Wow, I cannot believe how long it has been since I last wrote. Things get busy and time slips past. Barbie has gone to California to see her grandmother who is not doing so well. She has lung cancer. The last couple of days leading up to her departure today has been very busy. I finally took her to a movie after Spanish class last night. We went to see City of Ember. It was nothing like the book, and somewhat disappointing. Barbie and I had the whole theater to ourselves. We didn't know what to think, I have never had that happen before. We didn't even make out, seems like a shame to waste the opportunity. (Barbie and I are just not like that, she thinks making out is gross. I agree especially when it is in a public place, even if we are alone.) The next couple of days are going to be crazy. Barbie does a ton of stuff everyday, I am only trying to do part of what she does and I am overwhelmed by it. The next two days are going to be extra hectic with Halloween and all.
I really don't have much to say tonight, I miss Barbie, I was starting to miss her before she even left. I left to go to work this morning before she left and felt very strongly that I shouldn't have.
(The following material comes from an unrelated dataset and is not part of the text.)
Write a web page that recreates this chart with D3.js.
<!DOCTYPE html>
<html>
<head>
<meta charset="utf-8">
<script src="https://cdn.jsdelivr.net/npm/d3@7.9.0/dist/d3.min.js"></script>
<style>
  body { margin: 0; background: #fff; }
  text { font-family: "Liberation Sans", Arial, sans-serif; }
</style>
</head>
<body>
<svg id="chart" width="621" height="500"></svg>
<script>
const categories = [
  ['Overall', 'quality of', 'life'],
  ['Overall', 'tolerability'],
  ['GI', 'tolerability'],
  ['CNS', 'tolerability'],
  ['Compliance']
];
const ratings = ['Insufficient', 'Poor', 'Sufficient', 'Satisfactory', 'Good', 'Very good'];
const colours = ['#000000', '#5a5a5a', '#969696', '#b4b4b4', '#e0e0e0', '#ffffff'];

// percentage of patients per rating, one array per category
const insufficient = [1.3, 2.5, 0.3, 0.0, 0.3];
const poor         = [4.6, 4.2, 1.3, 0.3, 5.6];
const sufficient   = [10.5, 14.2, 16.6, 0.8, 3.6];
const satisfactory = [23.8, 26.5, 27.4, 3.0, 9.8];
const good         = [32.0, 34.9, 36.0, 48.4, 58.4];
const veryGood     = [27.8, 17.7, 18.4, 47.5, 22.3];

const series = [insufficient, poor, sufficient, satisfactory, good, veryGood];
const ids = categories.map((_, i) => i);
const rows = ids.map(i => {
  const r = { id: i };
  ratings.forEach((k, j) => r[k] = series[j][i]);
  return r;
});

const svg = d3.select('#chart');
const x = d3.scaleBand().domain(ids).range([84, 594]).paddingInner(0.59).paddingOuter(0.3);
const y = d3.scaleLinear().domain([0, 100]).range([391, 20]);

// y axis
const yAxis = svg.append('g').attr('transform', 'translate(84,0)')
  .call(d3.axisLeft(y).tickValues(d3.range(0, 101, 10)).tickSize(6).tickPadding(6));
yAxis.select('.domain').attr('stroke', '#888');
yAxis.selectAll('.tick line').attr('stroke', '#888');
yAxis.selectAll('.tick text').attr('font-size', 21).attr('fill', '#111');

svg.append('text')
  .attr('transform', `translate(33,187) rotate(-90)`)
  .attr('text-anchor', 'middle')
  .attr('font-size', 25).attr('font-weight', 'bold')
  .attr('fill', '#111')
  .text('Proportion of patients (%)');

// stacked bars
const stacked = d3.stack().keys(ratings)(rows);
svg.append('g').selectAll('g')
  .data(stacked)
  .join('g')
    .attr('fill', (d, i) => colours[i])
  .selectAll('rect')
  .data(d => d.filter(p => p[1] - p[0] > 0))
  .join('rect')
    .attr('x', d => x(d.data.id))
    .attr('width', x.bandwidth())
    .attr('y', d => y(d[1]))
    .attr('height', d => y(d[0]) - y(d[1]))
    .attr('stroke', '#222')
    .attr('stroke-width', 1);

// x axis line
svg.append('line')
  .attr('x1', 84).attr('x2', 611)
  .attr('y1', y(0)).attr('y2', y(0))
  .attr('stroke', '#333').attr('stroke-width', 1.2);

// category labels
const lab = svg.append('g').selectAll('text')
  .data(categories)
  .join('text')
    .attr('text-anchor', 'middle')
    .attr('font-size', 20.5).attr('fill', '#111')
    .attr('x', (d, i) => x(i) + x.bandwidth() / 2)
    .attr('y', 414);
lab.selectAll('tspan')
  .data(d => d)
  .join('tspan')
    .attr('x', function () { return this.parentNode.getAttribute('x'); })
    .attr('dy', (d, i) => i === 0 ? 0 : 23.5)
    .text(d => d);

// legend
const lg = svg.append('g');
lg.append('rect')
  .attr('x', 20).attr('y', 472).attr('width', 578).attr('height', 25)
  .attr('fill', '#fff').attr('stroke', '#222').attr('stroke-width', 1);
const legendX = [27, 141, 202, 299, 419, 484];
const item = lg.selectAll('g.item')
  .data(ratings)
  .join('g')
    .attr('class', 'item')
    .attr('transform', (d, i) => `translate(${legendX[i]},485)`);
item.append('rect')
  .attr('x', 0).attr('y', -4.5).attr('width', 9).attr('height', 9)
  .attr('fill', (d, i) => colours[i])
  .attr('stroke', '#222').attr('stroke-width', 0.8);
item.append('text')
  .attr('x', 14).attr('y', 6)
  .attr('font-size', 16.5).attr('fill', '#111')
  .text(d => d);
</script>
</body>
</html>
I took care of one thing at work and turned around and came home. I am glad I did. Barbie was very sad when I left, I could sense it. I was able to help her work out a couple of things for her trip. Her sister said that there were no hotel rooms available, so I made a phone call and reserved a room for her. Thinking back on it I don't think that Barb would have got a room if I had done it for her. Reserving the room was only part of it. I was then able to convince my father-in-law to take our van instead of his truck with a camper. Barbie tried this as well, but failed. I am glad I was able to convince them to take the van, I am certain that their trip will be much more pleasant.
It has been a long time since I just took charge and did anything like the movie, or getting a room, or convincing someone to alter their plans. Or, like the pictures, learned to play the guitar, or gone to a ward Valentine dance with my wife. Barb pointed out recently that I am not the same confident take charge person that she married. After getting mad about her pointing that out I realized that she was right. I have determined to stop taking no for an answer, and to stop giving up without even trying like I have been doing lately. The last couple of days since I decided this have been great. I feel like myself again, I feel the confidence, the drive to succeed that has been missing. Barbie has noticed as well. It is a good feeling.